An established training curriculum delivered by well-developed teachers can help avoid this good-intentioned disaster from happening.

What do baristas or owners do to find out whether or not their drinks are as good as they could be?

This is a tricky one, because how can you really know without training? You could ask your customers what they’d like to see you do better, but they’re probably not experts either, so you’re hearing imperfect feedback. Training truly is the pathway to improvement, including knowing whether you need to improve. Training is beautiful, because it either confirms that you are doing things excellently, or shines a light on the things that need work. Even in situations where your practices are right on, there are probably still areas to be focused on to create legendary experiences for your customers.

It sounds repetitive, but training is the answer here as well.

Are we at the point as an industry where a cafe can survive without proper training? I know that if it’s clear a barista doesn’t know what she’s doing at the espresso machine or that no care is taken with the brewed coffee, it will affect my order, but if it’s early morning I’m still getting a coffee (or maybe a milk with some coffee). I won’t go back though.

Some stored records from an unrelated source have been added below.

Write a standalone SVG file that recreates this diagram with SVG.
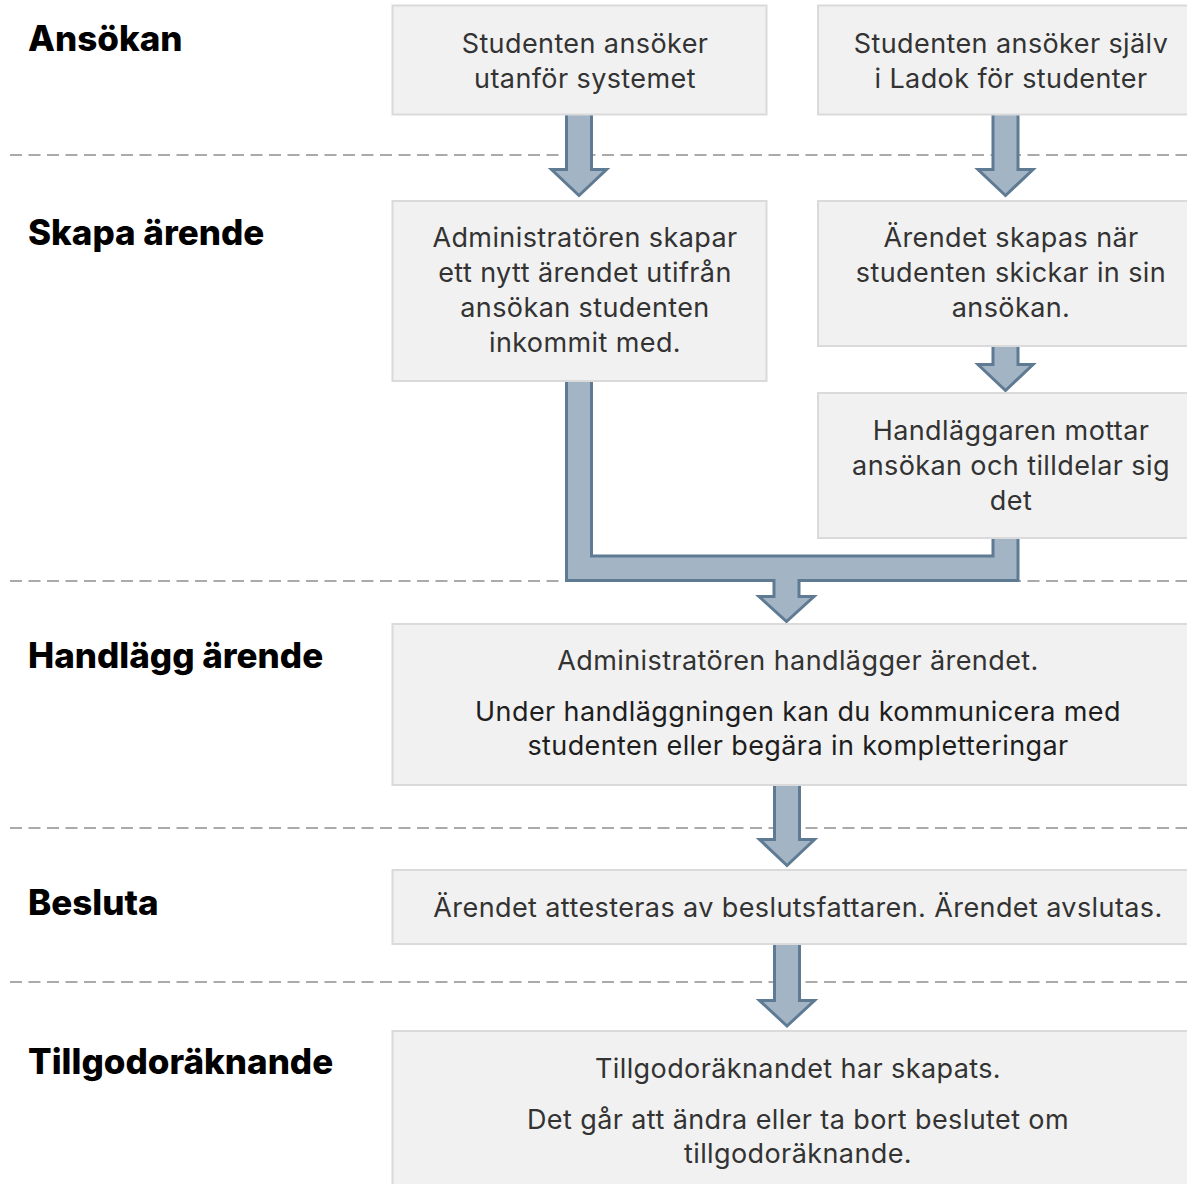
<svg xmlns="http://www.w3.org/2000/svg" width="1187" height="1184" viewBox="0 0 1187 1184">
<style>
.bg{fill:#ffffff}
.sep{stroke:#aaaaaa;stroke-width:2;stroke-dasharray:12 6.5;fill:none}
.h{font-family:Inter,"Liberation Sans",sans-serif;font-weight:800;font-size:35px;fill:#000}
.box{fill:#f1f1f1;stroke:#dadada;stroke-width:2}
.t{font-family:Inter,"Liberation Sans",sans-serif;font-size:27px;letter-spacing:0.4px;fill:#333;text-anchor:middle}
.d{fill:#1e1e1e}
.arr{fill:#a3b5c5;stroke:#5f7b93;stroke-width:3;stroke-linejoin:miter}
</style>
<rect class="bg" x="0" y="0" width="1187" height="1184"/>
<g id="separators">
<line class="sep" x1="10" y1="155" x2="1187" y2="155"/>
<line class="sep" x1="10" y1="581" x2="1187" y2="581"/>
<line class="sep" x1="10" y1="828" x2="1187" y2="828"/>
<line class="sep" x1="10" y1="982" x2="1187" y2="982"/>
</g>
<g id="lanes">
<text class="h" x="28" y="51">Ansökan</text>
<text class="h" x="28" y="245">Skapa ärende</text>
<text class="h" x="28" y="668">Handlägg ärende</text>
<text class="h" x="28" y="915">Besluta</text>
<text class="h" x="28" y="1074">Tillgodoräknande</text>
</g>
<g id="connectors">
<polygon class="arr" points="566.5,110 591.5,110 591.5,169.5 606.5,169.5 579,195.5 551.5,169.5 566.5,169.5"/>
<polygon class="arr" points="993,110 1018,110 1018,169.5 1033,169.5 1005.5,195.5 978,169.5 993,169.5"/>
<polygon class="arr" points="993,342 1018,342 1018,364.5 1033,364.5 1005.5,390.5 978,364.5 993,364.5"/>
<polygon class="arr" points="566.5,378 591.5,378 591.5,556 993,556 993,535 1018,535 1018,580.5 799,580.5 799,596.5 814,596.5 786.5,621.5 759,596.5 774,596.5 774,580.5 566.5,580.5"/>
<polygon class="arr" points="774.5,782 799.5,782 799.5,839.5 814.5,839.5 787,865.5 759.5,839.5 774.5,839.5"/>
<polygon class="arr" points="774.5,941 799.5,941 799.5,1000.5 814.5,1000.5 787,1026 759.5,1000.5 774.5,1000.5"/>
</g>
<g id="n1">
<rect class="box" x="392.5" y="5.5" width="374" height="109"/>
<text class="t" x="585" y="53">Studenten ansöker</text>
<text class="t" x="585" y="88">utanför systemet</text>
</g>
<g id="n2">
<rect class="box" x="818" y="5.5" width="400" height="109"/>
<text class="t" x="1011" y="53">Studenten ansöker själv</text>
<text class="t" x="1011" y="88">i Ladok för studenter</text>
</g>
<g id="n3">
<rect class="box" x="392.5" y="201" width="374" height="180"/>
<text class="t" x="585" y="247">Administratören skapar</text>
<text class="t" x="585" y="282">ett nytt ärendet utifrån</text>
<text class="t" x="585" y="317">ansökan studenten</text>
<text class="t" x="585" y="352">inkommit med.</text>
</g>
<g id="n4">
<rect class="box" x="818" y="201" width="400" height="145"/>
<text class="t" x="1011" y="247">Ärendet skapas när</text>
<text class="t" x="1011" y="282">studenten skickar in sin</text>
<text class="t" x="1011" y="317">ansökan.</text>
</g>
<g id="n5">
<rect class="box" x="818" y="393" width="400" height="145"/>
<text class="t" x="1011" y="440">Handläggaren mottar</text>
<text class="t" x="1011" y="475">ansökan och tilldelar sig</text>
<text class="t" x="1011" y="510">det</text>
</g>
<g id="n6">
<rect class="box" x="392.5" y="624" width="820" height="161"/>
<text class="t" x="798" y="670">Administratören handlägger ärendet.</text>
<text class="t d" x="798" y="721">Under handläggningen kan du kommunicera med</text>
<text class="t d" x="798" y="755">studenten eller begära in kompletteringar</text>
</g>
<g id="n7">
<rect class="box" x="392.5" y="870" width="820" height="74"/>
<text class="t" x="798" y="917">Ärendet attesteras av beslutsfattaren. Ärendet avslutas.</text>
</g>
<g id="n8">
<rect class="box" x="392.5" y="1031" width="820" height="200"/>
<text class="t" x="798" y="1078">Tillgodoräknandet har skapats.</text>
<text class="t" x="798" y="1129">Det går att ändra eller ta bort beslutet om</text>
<text class="t" x="798" y="1163">tillgodoräknande.</text>
</g>
</svg>
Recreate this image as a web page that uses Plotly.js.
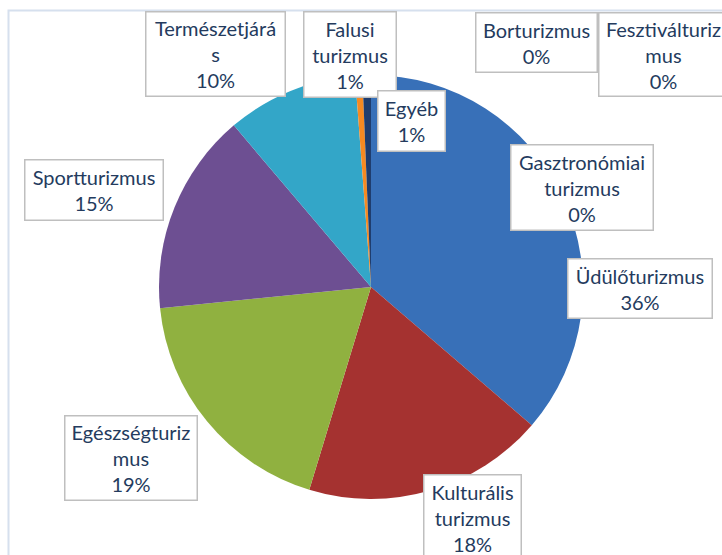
<!DOCTYPE html>
<html>
<head>
<meta charset="utf-8">
<script src="https://cdn.plot.ly/plotly-3.0.1.min.js"></script>
<style>html,body{margin:0;padding:0;background:#fff;}#chart{width:722px;height:555px;}</style>
</head>
<body>
<div id="chart"></div>
<script>
// ---- data ----
const categories = ["Üdülőturizmus", "Kulturális turizmus", "Egészségturizmus", "Sportturizmus",
  "Természetjárás", "Falusi turizmus", "Egyéb", "Gasztronómiai turizmus", "Borturizmus", "Fesztiválturizmus"];
const values = [36.3, 18.4, 18.7, 15.4, 10.0, 0.55, 0.65, 0, 0, 0];
// label text as wrapped in the data-label boxes
const labelLines = ["Üdülőturizmus", "Kulturális<br>turizmus", "Egészségturiz<br>mus", "Sportturizmus",
  "Természetjárá<br>s", "Falusi<br>turizmus", "Egyéb", "Gasztronómiai<br>turizmus", "Borturizmus", "Fesztiválturiz<br>mus"];

// ---- styles / layout (not data) ----
const colors = ["#3870B8", "#A53230", "#90B140", "#6D4F92", "#33A6C8", "#F68A22", "#1F3D6E", "#9BBB59", "#8064A2", "#4BACC6"];
// label box centre x, centre y (px from top-left), width, height
const boxes = [
  [639.5, 288, 145, 60],
  [472, 517, 98, 86],
  [130.5, 457.5, 133, 85],
  [93.5, 189.5, 139, 61],
  [216, 53.5, 140, 85],
  [349.5, 54, 93, 86],
  [411, 120.5, 68, 61],
  [581.5, 187, 143, 86],
  [536, 42, 122, 60],
  [663, 54, 130, 84]
];
const W = 722, H = 555;
const cx = 371, cy = 287, R = 212;

const total = values.reduce((a, b) => a + b, 0);
const annotations = categories.map((c, i) => {
  const pct = Math.round(values[i] / total * 100) + "%";
  const b = boxes[i];
  return {
    xref: "paper", yref: "paper",
    x: b[0] / W, y: 1 - b[1] / H,
    xanchor: "center", yanchor: "middle",
    text: labelLines[i] + "<br>" + pct,
    showarrow: false,
    align: "center", valign: "middle",
    width: b[2] - 2, height: b[3] - 2,
    borderpad: 0,
    bgcolor: "#ffffff",
    bordercolor: "#BFBFBF",
    borderwidth: 1.5,
    font: {family: "Lato, 'Open Sans', sans-serif", size: 20, color: "#243B5E"}
  };
});

const trace = {
  type: "pie",
  labels: categories,
  values: values,
  sort: false,
  direction: "clockwise",
  rotation: 0,
  textinfo: "none",
  hoverinfo: "label+percent",
  marker: {colors: colors, line: {width: 0}},
  showlegend: false,
  domain: {x: [(cx - R) / W, (cx + R) / W], y: [(H - cy - R) / H, (H - cy + R) / H]}
};

const layout = {
  width: W, height: H,
  margin: {l: 0, r: 0, t: 0, b: 0},
  paper_bgcolor: "#ffffff",
  showlegend: false,
  shapes: [{
    type: "rect", xref: "paper", yref: "paper",
    x0: 8.5 / W, x1: 1.05, y0: -0.05, y1: 1 - 10.5 / H,
    line: {color: "#D6E0EE", width: 2}, fillcolor: "rgba(0,0,0,0)", layer: "below"
  }],
  annotations: annotations
};

Plotly.newPlot("chart", [trace], layout, {displayModeBar: false, staticPlot: true});
</script>
</body>
</html>
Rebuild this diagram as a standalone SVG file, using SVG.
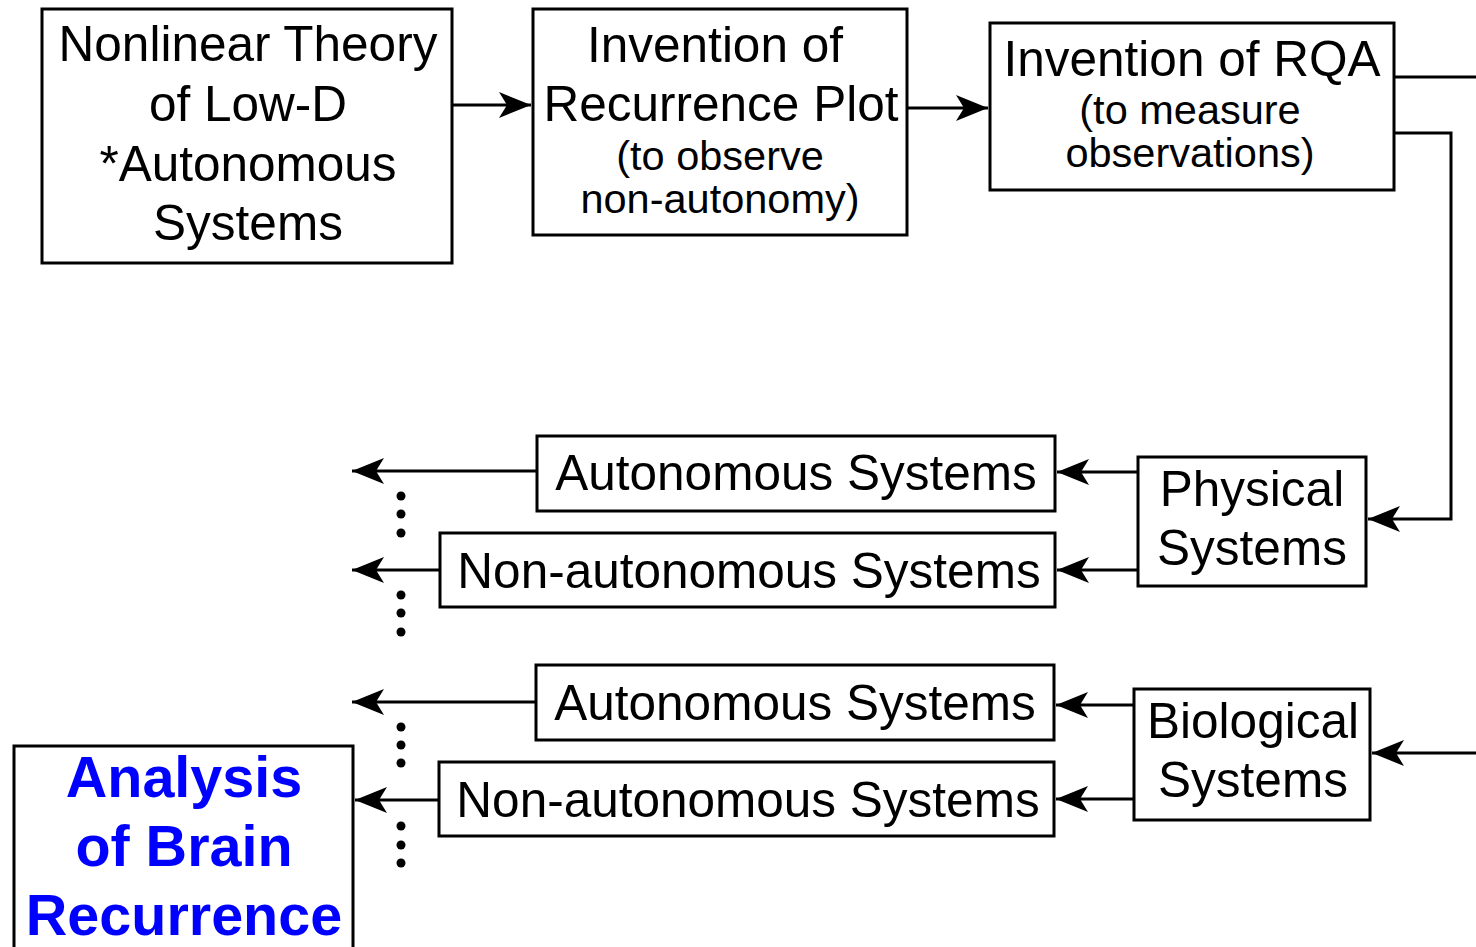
<svg xmlns="http://www.w3.org/2000/svg" width="1476" height="947" viewBox="0 0 1476 947">
<style>
.box{fill:#fff;stroke:#000;stroke-width:3}
.t{font-family:"Liberation Sans",Arial,sans-serif;font-size:49.5px;fill:#000;text-anchor:middle}
.s{font-family:"Liberation Sans",Arial,sans-serif;font-size:41.5px;fill:#000;text-anchor:middle}
.b{font-family:"Liberation Sans",Arial,sans-serif;font-size:57.5px;font-weight:bold;fill:#0000FF;text-anchor:middle}
.c{fill:none;stroke:#000;stroke-width:3}
</style>
<defs>
<marker id="ah" markerUnits="userSpaceOnUse" markerWidth="34" markerHeight="28" refX="32" refY="13" orient="auto" overflow="visible">
<path d="M32,13 L0,0 L8,13 L0,26 Z" fill="#000"/>
</marker>
</defs>
<rect width="1476" height="947" fill="#fff"/>
<g id="connectors">
<path class="c" d="M452,105 L531,105" marker-end="url(#ah)"/>
<path class="c" d="M907,108 L988,108" marker-end="url(#ah)"/>
<path class="c" d="M1394,77 L1476,77"/>
<path class="c" d="M1394,133 L1451,133 L1451,519 L1368,519" marker-end="url(#ah)"/>
<path class="c" d="M1138,472 L1057,472" marker-end="url(#ah)"/>
<path class="c" d="M1138,570 L1057,570" marker-end="url(#ah)"/>
<path class="c" d="M537,471 L352,471" marker-end="url(#ah)"/>
<path class="c" d="M440,570 L352,570" marker-end="url(#ah)"/>
<path class="c" d="M1476,753 L1372,753" marker-end="url(#ah)"/>
<path class="c" d="M1134,705 L1056,705" marker-end="url(#ah)"/>
<path class="c" d="M1134,799 L1056,799" marker-end="url(#ah)"/>
<path class="c" d="M536,702 L352,702" marker-end="url(#ah)"/>
<path class="c" d="M439,800 L355,800" marker-end="url(#ah)"/>
<g fill="#000">
<circle cx="401" cy="496" r="4.5"/><circle cx="401" cy="514" r="4.5"/><circle cx="401" cy="533" r="4.5"/>
<circle cx="401" cy="595" r="4.5"/><circle cx="401" cy="613" r="4.5"/><circle cx="401" cy="632" r="4.5"/>
<circle cx="401" cy="727" r="4.5"/><circle cx="401" cy="745" r="4.5"/><circle cx="401" cy="763" r="4.5"/>
<circle cx="401" cy="826" r="4.5"/><circle cx="401" cy="845" r="4.5"/><circle cx="401" cy="863" r="4.5"/>
</g>
</g>
<g id="nonlinear">
<rect class="box" x="42" y="9" width="410" height="254"/>
<text class="t" x="248" y="61">Nonlinear Theory</text>
<text class="t" x="248" y="121">of Low-D</text>
<text class="t" x="248" y="181">*Autonomous</text>
<text class="t" x="248" y="240">Systems</text>
</g>
<g id="recplot">
<rect class="box" x="533" y="9" width="374" height="226"/>
<text class="t" x="715" y="62">Invention of</text>
<text class="t" x="721" y="121">Recurrence Plot</text>
<text class="s" x="720" y="170">(to observe</text>
<text class="s" x="720" y="213">non-autonomy)</text>
</g>
<g id="rqa">
<rect class="box" x="990" y="23" width="404" height="167"/>
<text class="t" x="1192" y="76">Invention of RQA</text>
<text class="s" x="1190" y="124">(to measure</text>
<text class="s" x="1190" y="167">observations)</text>
</g>
<g id="physical">
<rect class="box" x="1138" y="457" width="228" height="129"/>
<text class="t" x="1252" y="506">Physical</text>
<text class="t" x="1252" y="565">Systems</text>
</g>
<g id="phys-auto">
<rect class="box" x="537" y="436" width="518" height="75"/>
<text class="t" x="796" y="490">Autonomous Systems</text>
</g>
<g id="phys-nonauto">
<rect class="box" x="440" y="533" width="615" height="74"/>
<text class="t" x="749" y="588">Non-autonomous Systems</text>
</g>
<g id="biological">
<rect class="box" x="1134" y="689" width="236" height="131"/>
<text class="t" x="1253" y="738">Biological</text>
<text class="t" x="1253" y="797">Systems</text>
</g>
<g id="bio-auto">
<rect class="box" x="536" y="665" width="518" height="75"/>
<text class="t" x="795" y="720">Autonomous Systems</text>
</g>
<g id="bio-nonauto">
<rect class="box" x="439" y="762" width="615" height="74"/>
<text class="t" x="748" y="817">Non-autonomous Systems</text>
</g>
<g id="analysis">
<rect class="box" x="14" y="746" width="339" height="220"/>
<text class="b" x="184" y="797">Analysis</text>
<text class="b" x="184" y="866">of Brain</text>
<text class="b" x="184" y="935">Recurrence</text>
</g>
</svg>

Are more customers punishing poor execution?

I think we’re at a point as an industry where a café can barely begin without proper training. Our potential customers have so many choices for where and how they get their coffee that even a shop in a relatively non-competitive area is still fighting for business with their local grocery stores (K-Cups) and convenience stores (cheaper poorly made coffee).

The point of differentiation in a specialty café is the quality of the coffee and the quality of preparation and service. If I want cheap, carelessly prepared coffee, I have a host of options. If I want something better, where do I look? My local cafés and coffee shops. If they don’t care enough to do it right, why pay a premium price for that?

It’s too easy for people to get OK coffee for us to put training into the category of “nice to have, but not necessary.” Training is an absolute necessity, and there is a long list of failed coffee shops and drive-thrus that back that up.

Customers know they have a choice, and they won’t pay more for a sub-par option anymore.

Let me put an earlier question to you differently: when an poorly trained barista or a cafe owner with a subpar staff runs into a professional staff and discovers the gaps they have, what do they do? Who do they turn to for education?

The first step is recognition that there is a gap, and that takes humility. The second step is identifying where the differences are. Are you struggling to steam milk well? Are your recipes outdated? Is your staff unfamiliar with the equipment and how to use it properly? Once you’ve identified some areas of opportunity (or if you need help identifying those areas), go to the experts. Who is your roaster? Do they offer training?

If they don’t (and many smaller roasters don’t), who do they recommend that you use? A quick Google search for “espresso training” will yield helpful results, but they may not be in your area. A local roaster will likely have a good idea of who the best local resources are.

The expert is definitely not your friend that “worked in a drive-thru once in college,” or the family member who “really loves coffee, and only drinks the best.” It’s important to seek out actual professional advice from people with a track record of success in the coffee industry. There are lots of people like that, and they are fairly easy to find if you do your research.